Pompeii dari Timur: Menyibak Tabir Kerajaan Tambora yang Terhapus Peta
Pada suatu pagi yang tenang di tahun 2004, seorang arkeolog bernama Haraldur Sigurdsson tidak sedang mencari harta karun emas, melainkan mencari hantu. Di kaki Gunung Tambora, Sumbawa, ia menggali lapisan abu vulkanik yang telah membatu selama hampir dua abad. Di kedalaman tiga meter, sekopnya membentur sesuatu yang keras: sebuah tiang kayu yang menghitam namun masih utuh. Itu bukan sekadar kayu; itu adalah sisa dari sebuah rumah, dan di dalamnya, ia menemukan kerangka seorang wanita yang tangannya masih memegang pisau besi di dapur.
Wanita itu membeku dalam waktu, terbungkus oleh aliran piroklastik yang suhunya mencapai ratusan derajat Celsius. Penemuan ini mengejutkan dunia arkeologi. Selama hampir dua ratus tahun, Kerajaan Tambora dianggap sebagai mitos, sebuah nama yang hanya disebut dalam teks-teks kolonial lama namun fisiknya lenyap ditelan bumi. Penemuan "Pompeii dari Timur" ini membuktikan bahwa sebuah kebudayaan yang maju, dengan bahasa unik dan struktur sosial yang mapan, benar-benar terhapus dari muka bumi dalam hitungan jam.
Letusan Gunung Tambora pada April 1815 tetap menjadi ledakan vulkanik terbesar dalam sejarah manusia modern.
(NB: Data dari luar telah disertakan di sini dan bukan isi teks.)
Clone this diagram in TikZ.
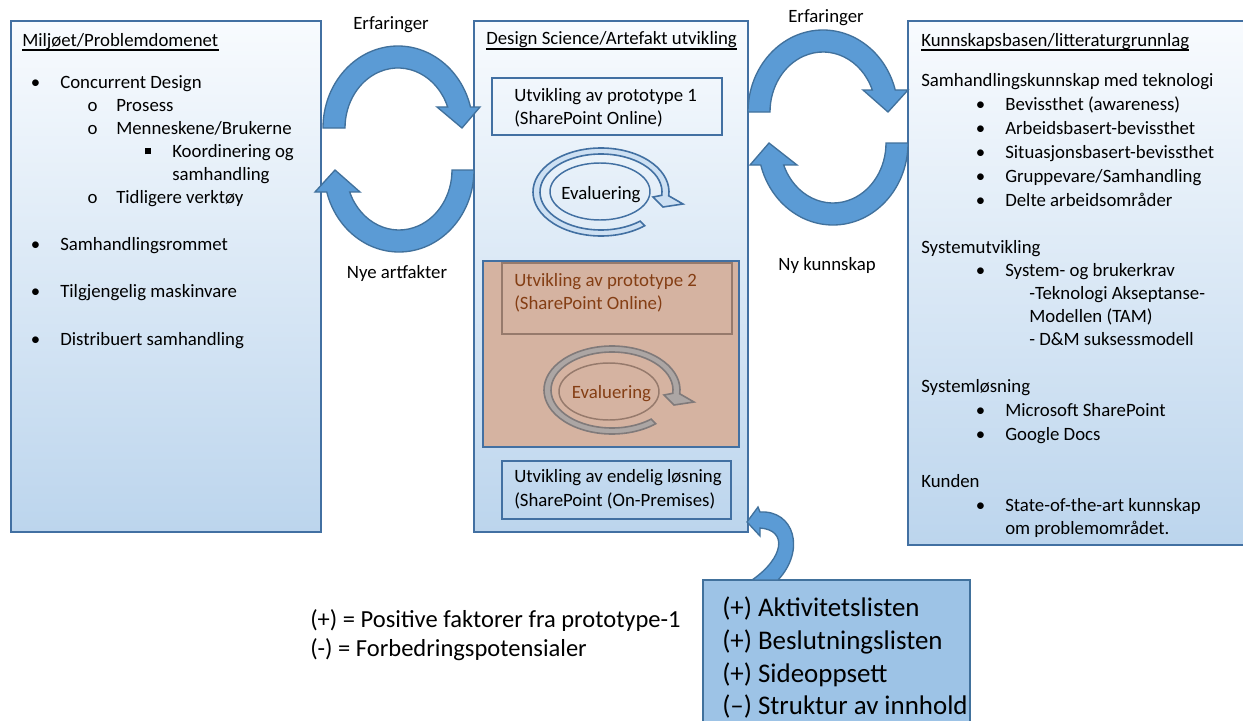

Skalanya begitu kolosal hingga suara dentumannya terdengar sampai ke Batavia dan sejauh 2.600 kilometer ke Ternate. Namun, di balik angka-angka statistik yang mengerikan, ada tragedi kemanusiaan yang terpendam di bawah jutaan ton abu. Kerajaan Tambora, bersama tetangganya Pekat dan Sanggar, hancur total bukan oleh aliran lava yang lambat, melainkan oleh badai api dan abu yang menyapu segala kehidupan.
Hingga saat ini, relevansi penemuan Tambora melampaui sekadar rasa ingin tahu sejarah. Ia adalah pengingat betapa rapuhnya peradaban manusia saat berhadapan dengan anomali geologi. Di era di mana kita merasa mampu mengendalikan alam, situs Tambora menunjukkan bahwa satu peristiwa tunggal bisa menghapus seluruh identitas sebuah bangsa—bahasa mereka, seni mereka, dan memori kolektif mereka—tanpa meninggalkan jejak di atas permukaan tanah.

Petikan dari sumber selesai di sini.